Open-Ended Multi-Modal Relational Reasoning for Video Question Answering
Haozheng Luo, Ruiyang Qin, Chenwei Xu, Guo Ye, Zening Luo
TL;DR
The paper presents a multi-modal robotic agent for video question answering designed to assist visually impaired users by combining action-centric video recognition with transformer-based language reasoning. It employs a multi-model pipeline that integrates $R(4+1)D$-based action detection, Whisper for speech, and a Relation-Aware Self-Attention module to encode relational cues, all within a ROS-based Kobuki platform. Empirical results show a 2%–3% improvement over baselines and reveal a positive link between user trust and interaction efficiency in human-robot interaction. The work demonstrates a concrete path toward practical, language-driven assistance in dynamic environments and outlines concrete avenues for future enhancements such as robotic manipulation and advanced attention mechanisms.
Abstract
In this paper, we introduce a robotic agent specifically designed to analyze external environments and address participants' questions.
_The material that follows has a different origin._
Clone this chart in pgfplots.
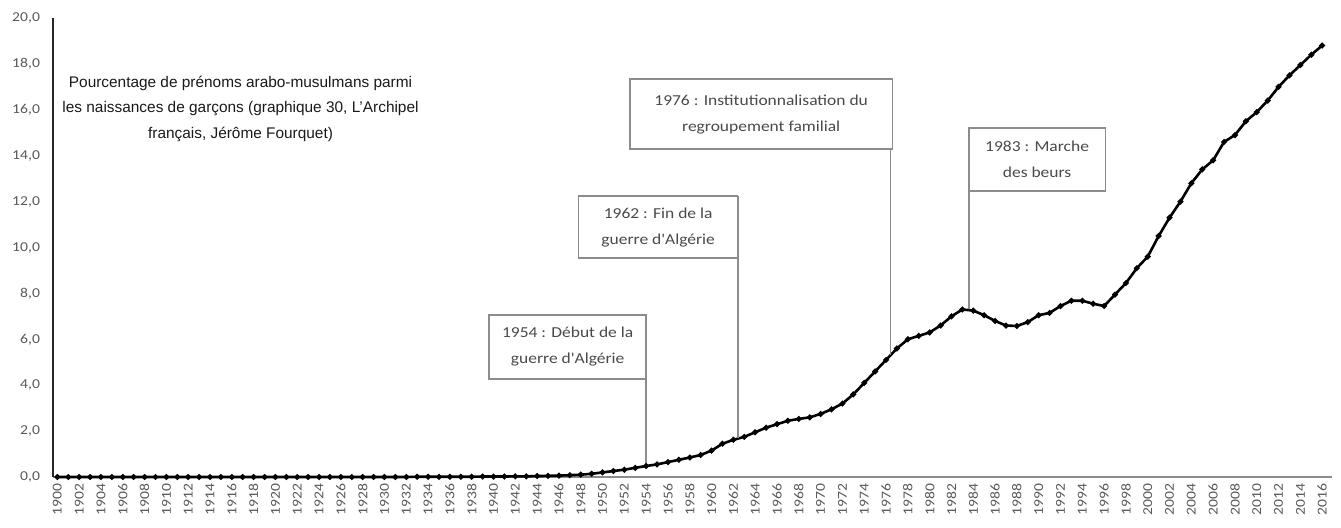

The primary focus of this agent is to assist individuals using language-based interactions within video-based scenes. Our proposed method integrates video recognition technology and natural language processing models within the robotic agent. We investigate the crucial factors affecting human-robot interactions by examining pertinent issues arising between participants and robot agents. Methodologically, our experimental findings reveal a positive relationship between trust and interaction efficiency. Furthermore, our model demonstrates a 2\% to 3\% performance enhancement in comparison to other benchmark methods.